The agreement provides police officers with additional bonuses for higher workloads and overtime, while a new collective bargaining agreement will address the specifics of their work, Vizjak explained. The agreement is expected to cost the budget an additional EUR 2m this year and about EUR 4.5m in 2013.

Vizjak stressed the government wanted the agreement to create trust between the government and the police unions. "This was key, as it is the only way to future cooperation," Vizjak said.

But Zoran Petrovič of the Trade Union of Police Officers stressed that the agreement "is only as good as it will turn out to be in practice". He said mistrust between the social partners was something that had been "hanging in the air".

Police Commissioner Janko Goršek meanwhile said he was happy that "sober judgement prevailed" among the unions while he also welcomed the new benefits for police officers.

"Slovenian policemen and policewomen definitely deserve better working conditions as well as better payment for their work".

Prime Minister Janez Janša said he was happy that the agreement had been signed as he concluded the government visit to the Pomurje region. This ends the saga on the implementation of the act on the balancing of public finances, which will enter into force on Thursday, he said.

He labelled today's signing "an important step enabling us to build further". "If this step had not been made, there would be no foundations to build on.
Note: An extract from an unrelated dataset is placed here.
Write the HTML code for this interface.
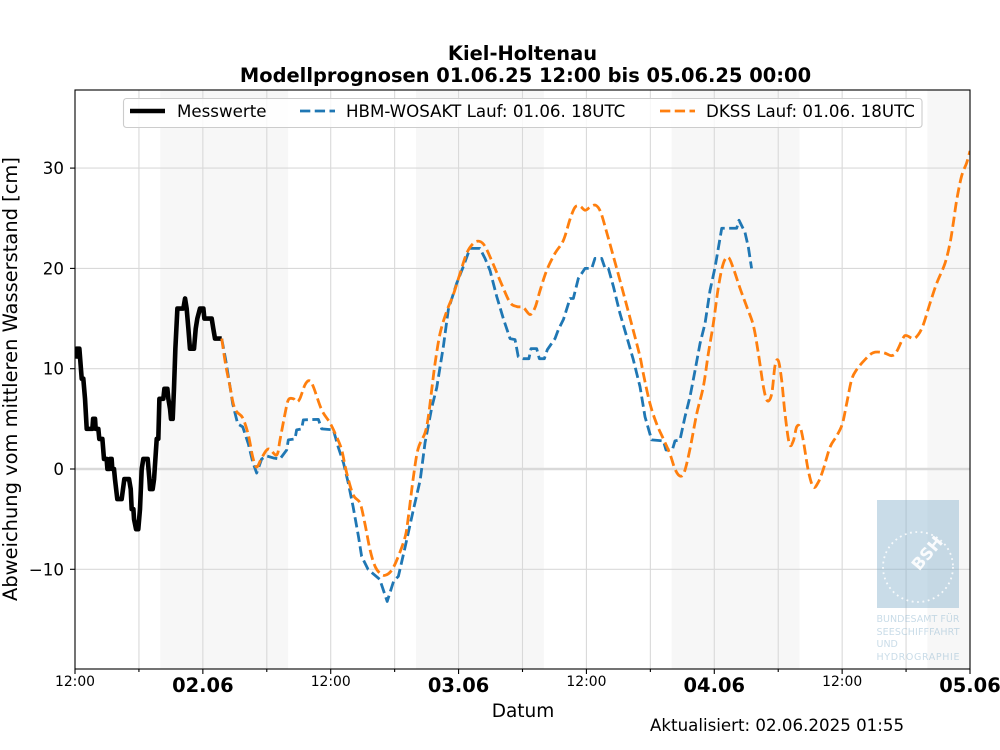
<!DOCTYPE html>
<html lang="de">
<head>
<meta charset="utf-8">
<title>Kiel-Holtenau Modellprognosen</title>
<style>
html,body{margin:0;padding:0;background:#fff;width:1000px;height:750px;overflow:hidden}
svg{display:block;font-family:"DejaVu Sans","Liberation Sans",sans-serif}
</style>
</head>
<body>
<svg id="chart" width="1000" height="750" viewBox="0 0 1000 750" xmlns="http://www.w3.org/2000/svg">
  <defs><clipPath id="plot-clip"><rect x="75" y="90" width="895" height="579"/></clipPath></defs>
  <text x="522.5" y="60" text-anchor="middle" font-size="19.44" font-weight="700" fill="#000">Kiel-Holtenau</text>
  <text x="525.5" y="82" text-anchor="middle" font-size="19.44" font-weight="700" fill="#000">Modellprognosen 01.06.25 12:00 bis 05.06.25 00:00</text>
  <g id="bands"></g>
  <g id="grid"></g>
  <g id="series" clip-path="url(#plot-clip)"></g>
  <g id="logo" opacity="1">
    <rect x="877" y="500" width="82" height="108" fill="#88b1cc" fill-opacity="0.45"/>
    <circle cx="918" cy="567" r="35" fill="none" stroke="#fff" stroke-opacity="0.85" stroke-width="1.8" stroke-dasharray="1.8 3.6"/>
    <text x="927" y="559" text-anchor="middle" font-size="16.5" font-weight="700" fill="#fff" fill-opacity="0.9" transform="rotate(-50 927 553)">BSH</text>
    <g font-size="9.5" fill="#88b1cc" fill-opacity="0.45">
      <text x="876.5" y="622" textLength="83" lengthAdjust="spacing">BUNDESAMT FÜR</text>
      <text x="876.5" y="635" textLength="83" lengthAdjust="spacing">SEESCHIFFFAHRT</text>
      <text x="876.5" y="647">UND</text>
      <text x="876.5" y="660" textLength="83" lengthAdjust="spacing">HYDROGRAPHIE</text>
    </g>
  </g>
  <rect x="75" y="90" width="895" height="579" fill="none" stroke="#000" stroke-width="1.1"/>
  <g id="axes"></g>
  <text x="523" y="717" text-anchor="middle" font-size="18.5" fill="#000">Datum</text>
  <text transform="translate(17 379) rotate(-90)" text-anchor="middle" font-size="19.44" fill="#000">Abweichung vom mittleren Wasserstand [cm]</text>
  <text x="650" y="731" font-size="16.67" fill="#000">Aktualisiert: 02.06.2025 01:55</text>
  <g>
    <rect x="123.5" y="98.5" width="798.5" height="29" rx="3" fill="#fff" fill-opacity="0.8" stroke="#ccc" stroke-width="1.1"/>
    <line x1="130" y1="111" x2="165" y2="111" stroke="#000" stroke-width="4.6"/>
    <text x="177" y="117" font-size="16.67">Messwerte</text>
    <line x1="300" y1="111" x2="335" y2="111" stroke="#1f77b4" stroke-width="2.8" stroke-dasharray="10.3 4.45"/>
    <text x="346" y="117" font-size="16.67">HBM-WOSAKT Lauf: 01.06. 18UTC</text>
    <line x1="660" y1="111" x2="695" y2="111" stroke="#ff7f0e" stroke-width="2.8" stroke-dasharray="10.3 4.45"/>
    <text x="706" y="117" font-size="16.67">DKSS Lauf: 01.06. 18UTC</text>
  </g>
</svg>
<script>
// Hours since 01.06. 12:00
const measuredHours = [0.09,0.16,0.41,0.63,0.78,0.94,1.1,1.63,1.7,1.88,1.94,2.19,2.28,2.57,2.72,2.97,3.04,3.22,3.29,3.44,3.5,3.66,3.75,3.97,4.38,4.63,5.07,5.23,5.32,5.48,5.54,5.73,5.94,6.1,6.26,6.41,6.82,6.98,7.04,7.29,7.42,7.67,7.82,7.92,8.29,8.39,8.67,8.76,8.92,9.01,9.17,9.29,9.42,9.61,10.17,10.33,10.48,10.64,10.79,11.17,11.33,11.48,11.73,12.05,12.14,12.83,12.98,13.14,13.77];
const measuredValues = [11,12,12,9,9,7,4,4,5,5,4,4,3,3,1,1,0,0,1,1,0,0,-1,-3,-3,-1,-1,-2,-4,-4,-5,-6,-6,-4,0,1,1,-1,-2,-2,-1,3,3,7,7,8,8,7,6,5,5,8,12,16,16,17,16,14,12,12,14,15,16,16,15,15,14,13,13];
const hbmHours = [13.77,14.14,14.55,14.8,15.27,15.74,16.27,16.68,17.05,17.52,17.99,18.62,19.24,19.87,20.02,20.65,20.8,21.27,21.43,22.84,23.15,24.25,24.7,25.2,25.65,26.1,26.6,26.9,27.5,28.6,29.3,29.9,30.35,31,31.75,32.4,32.85,33.5,33.95,34.57,35.04,35.82,36.45,37.07,38,38.48,38.95,39.58,40.2,40.83,41.3,41.6,42.08,42.6,42.8,43.33,43.58,44.05,44.33,45.05,45.37,45.84,46.46,46.77,47.24,47.87,48.5,48.8,49.43,49.75,50.06,50.53,51.15,51.78,52.4,53.03,53.5,54.12,55.22,55.47,56.06,56.31,56.78,57.25,57.72,58.19,58.66,59.13,59.6,60.07,60.7,62.1,62.32,62.88,63.2,63.5];
const hbmValues = [13,10.9,8.2,6.5,4.5,4.2,2.5,0.7,-0.4,1,1.3,1.1,1,1.9,2.9,3,3.9,4,4.9,4.95,4,3.9,2.2,0.6,-1.4,-3.75,-6.7,-8.7,-10,-11,-13.2,-11.2,-10.7,-7.7,-4.1,-1.1,2.6,6.2,8.1,12.2,15.9,18.5,20.2,22,22,21,19.8,17.2,15,13,12.9,11.2,11,11,12,12,11,11,11.9,13,13.9,14.9,17,17,19,20,20,21,21,20,20,18.2,15.5,13.2,10.9,8.2,5.2,2.9,2.8,1.9,1.9,2.8,2.9,5.2,7.2,9.8,12.5,14.5,17.8,20.1,24,24,24.8,23.6,22.1,20];
const dkssHours = [13.77,14.14,14.55,14.86,15.18,15.74,16.27,16.68,17.05,17.52,18.15,18.93,19.24,19.71,20.03,20.5,20.8,21.1,21.59,22,22.37,23.15,23.93,24.56,25.03,25.5,26.12,26.75,27.2,27.7,28.16,28.63,29.1,29.72,30.35,31,31.29,31.76,32.2,32.85,33.16,33.48,33.79,34.26,34.88,35.51,36.14,36.76,37.39,37.95,38.48,39.26,40.05,40.83,41.46,42.08,42.71,43.18,43.65,44.27,45.05,45.84,46.46,46.93,47.4,47.87,48.34,48.87,49.34,49.9,50.53,51.15,51.78,52.4,53.03,53.34,53.97,54.59,55.22,55.84,56.31,56.78,57.19,57.72,58.35,58.97,59.44,59.91,60.38,60.85,61.32,61.79,62.42,63.04,63.67,64.14,64.61,64.98,65.39,65.7,66.01,66.33,66.64,67.05,67.42,67.73,68.05,68.36,68.83,69.3,69.77,70.24,70.87,71.49,72.02,72.42,72.89,73.36,74.14,74.92,75.86,76.64,77.11,77.74,78.05,78.68,79.15,79.62,80.24,80.87,81.65,82.12,82.43,82.75,83.21,83.68,84];
const dkssValues = [13,10.4,8.2,6.5,5.7,5.1,3.4,1.2,0.2,1.1,2,1.4,2.9,5.5,6.9,7,6.7,7,8.4,8.8,8.2,5.9,4.6,3.2,1.9,-0.4,-2.6,-3.4,-5.4,-8.1,-9.7,-10.4,-10.6,-10.1,-8.7,-6.7,-4.75,-0.8,2,3.6,5.2,7.9,10.5,13.5,15.7,17.4,19.5,21.5,22.5,22.7,22.2,20.4,18.4,16.6,16.2,16.1,15.4,16.1,17.8,19.8,21.5,22.8,24.9,26.1,26.2,25.8,26.1,26.3,25.6,23.6,21.2,18.8,16.3,13.8,11.2,9.5,6.5,4.5,3,1.5,0,-0.7,-0.3,2,5.5,8.2,11.5,14.5,18.1,20.5,21.1,20,18,16.2,14.3,11.5,8.2,6.8,7.5,10.3,10.8,8.8,5.5,2.5,2.8,4.2,4.2,2.8,-0.2,-1.8,-1.3,0,2.2,3.3,4.5,6.5,8.9,9.9,10.9,11.6,11.6,11.3,11.7,13.1,13.3,13,13.4,14.4,16.5,18.5,20.5,22.5,24.5,26.8,29.2,30.5,31.7];
const bandStarts = [8,32,56,80];
const bandEnds = [20,44,68,84];
const yTicks = [-10,0,10,20,30];
const yTickLabels = ["\u221210","0","10","20","30"];
const xTickHours = [0,6,12,18,24,30,36,42,48,54,60,66,72,78,84];
const xTickLabels = ["12:00","","02.06","","12:00","","03.06","","12:00","","04.06","","12:00","","05.06"];

const NS = 'http://www.w3.org/2000/svg';
const xAt = h => 75 + h * 895 / 84;
const yAt = v => 469 - v * 10.03;
function mk(parent, tag, attrs, text) {
  const el = document.createElementNS(NS, tag);
  for (const k in attrs) el.setAttribute(k, attrs[k]);
  if (text !== undefined) el.textContent = text;
  parent.appendChild(el);
  return el;
}
const bands = document.getElementById('bands');
const grid = document.getElementById('grid');
const series = document.getElementById('series');
const axes = document.getElementById('axes');

bandStarts.forEach((s, i) => {
  const r = mk(bands, 'rect', {x: xAt(s), y: 90, width: xAt(bandEnds[i]) - xAt(s), height: 579, fill: '#f7f7f7'});
  
  
});
xTickHours.forEach((h, i) => {
  const x = xAt(h);
  if (h > 0 && h < 84) {
    const g = mk(grid, 'line', {x1: x, x2: x, y1: 90, y2: 669, stroke: '#d9d9d9', 'stroke-width': 1.1});
    
    
  }
  const major = xTickLabels[i] !== '';
  const t = mk(axes, 'line', {x1: x, x2: x, y1: 669, y2: major ? 674 : 672, stroke: '#000', 'stroke-width': 1.1});
  
  
  if (major) {
    const bold = xTickLabels[i].indexOf('.') > 0;
    const l = mk(axes, 'text', {x: x, y: bold ? 692 : 686, 'text-anchor': 'middle', 'font-size': bold ? 19.44 : 13.9, 'font-weight': bold ? 700 : 400, fill: '#000'}, xTickLabels[i]);
    
    
  }
});
yTicks.forEach((v, i) => {
  const y = yAt(v);
  const g = mk(grid, 'line', {x1: 75, x2: 970, y1: y, y2: y, stroke: '#d9d9d9', 'stroke-width': v === 0 ? 2.6 : 1.1});
  
  
  const t = mk(axes, 'line', {x1: 70, x2: 75, y1: y, y2: y, stroke: '#000', 'stroke-width': 1.1});
  
  
  const l = mk(axes, 'text', {x: 64, y: y + 6, 'text-anchor': 'end', 'font-size': 16.67, fill: '#000'}, yTickLabels[i]);
  
  
});
function poly(hs, vs) {
  return hs.map((h, i) => xAt(h).toFixed(2) + ',' + yAt(vs[i]).toFixed(2)).join(' ');
}
function smooth(hs, vs) {
  const p = hs.map((h, i) => [xAt(h), yAt(vs[i])]);
  let d = 'M' + p[0][0].toFixed(2) + ' ' + p[0][1].toFixed(2);
  for (let i = 0; i < p.length - 1; i++) {
    const a = p[Math.max(i - 1, 0)], b = p[i], c = p[i + 1], e = p[Math.min(i + 2, p.length - 1)];
    d += 'C' + (b[0] + (c[0] - a[0]) / 6).toFixed(2) + ' ' + (b[1] + (c[1] - a[1]) / 6).toFixed(2) + ' ' +
      (c[0] - (e[0] - b[0]) / 6).toFixed(2) + ' ' + (c[1] - (e[1] - b[1]) / 6).toFixed(2) + ' ' +
      c[0].toFixed(2) + ' ' + c[1].toFixed(2);
  }
  return d;
}
const meas = mk(series, 'polyline', {points: poly(measuredHours, measuredValues), fill: 'none', stroke: '#000', 'stroke-width': 4.6, 'stroke-linejoin': 'round'});


const hbm = mk(series, 'polyline', {points: poly(hbmHours, hbmValues), fill: 'none', stroke: '#1f77b4', 'stroke-width': 2.8, 'stroke-dasharray': '10.3 4.45', 'stroke-linejoin': 'round'});


const dkss = mk(series, 'path', {d: smooth(dkssHours, dkssValues), fill: 'none', stroke: '#ff7f0e', 'stroke-width': 2.8, 'stroke-dasharray': '10.3 4.45', 'stroke-linejoin': 'round'});


</script>
</body>
</html>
We would have no use of long-term reforms if we wouldn't survive in the short term or we would be forced to take measures that would push Slovenia back in terms of development."

Today's agreement also gives Janša more optimism for the on-going negotiations on a new social agreement, as part of which further steps, including structural reforms, will be discussed.

Janša is particularly happy that there "is a great level of national consensus on the steps that are not easy to make". He would also like to see future measures enjoy wide support. "This is why the government invested significantly more time in the social dialogue in the last three months than was invested in ten years," he said.

The signing of the agreement at the National Assembly comes after two weeks of intensive negotiations that ended with a preliminary agreement yesterday afternoon.

The eleventh-hour deal was a result of police unions refusing to sign an agreement on public sector cuts and initiating instead proceedings to call a referendum, which would have effectively blocked the balancing of public finances act from coming into force.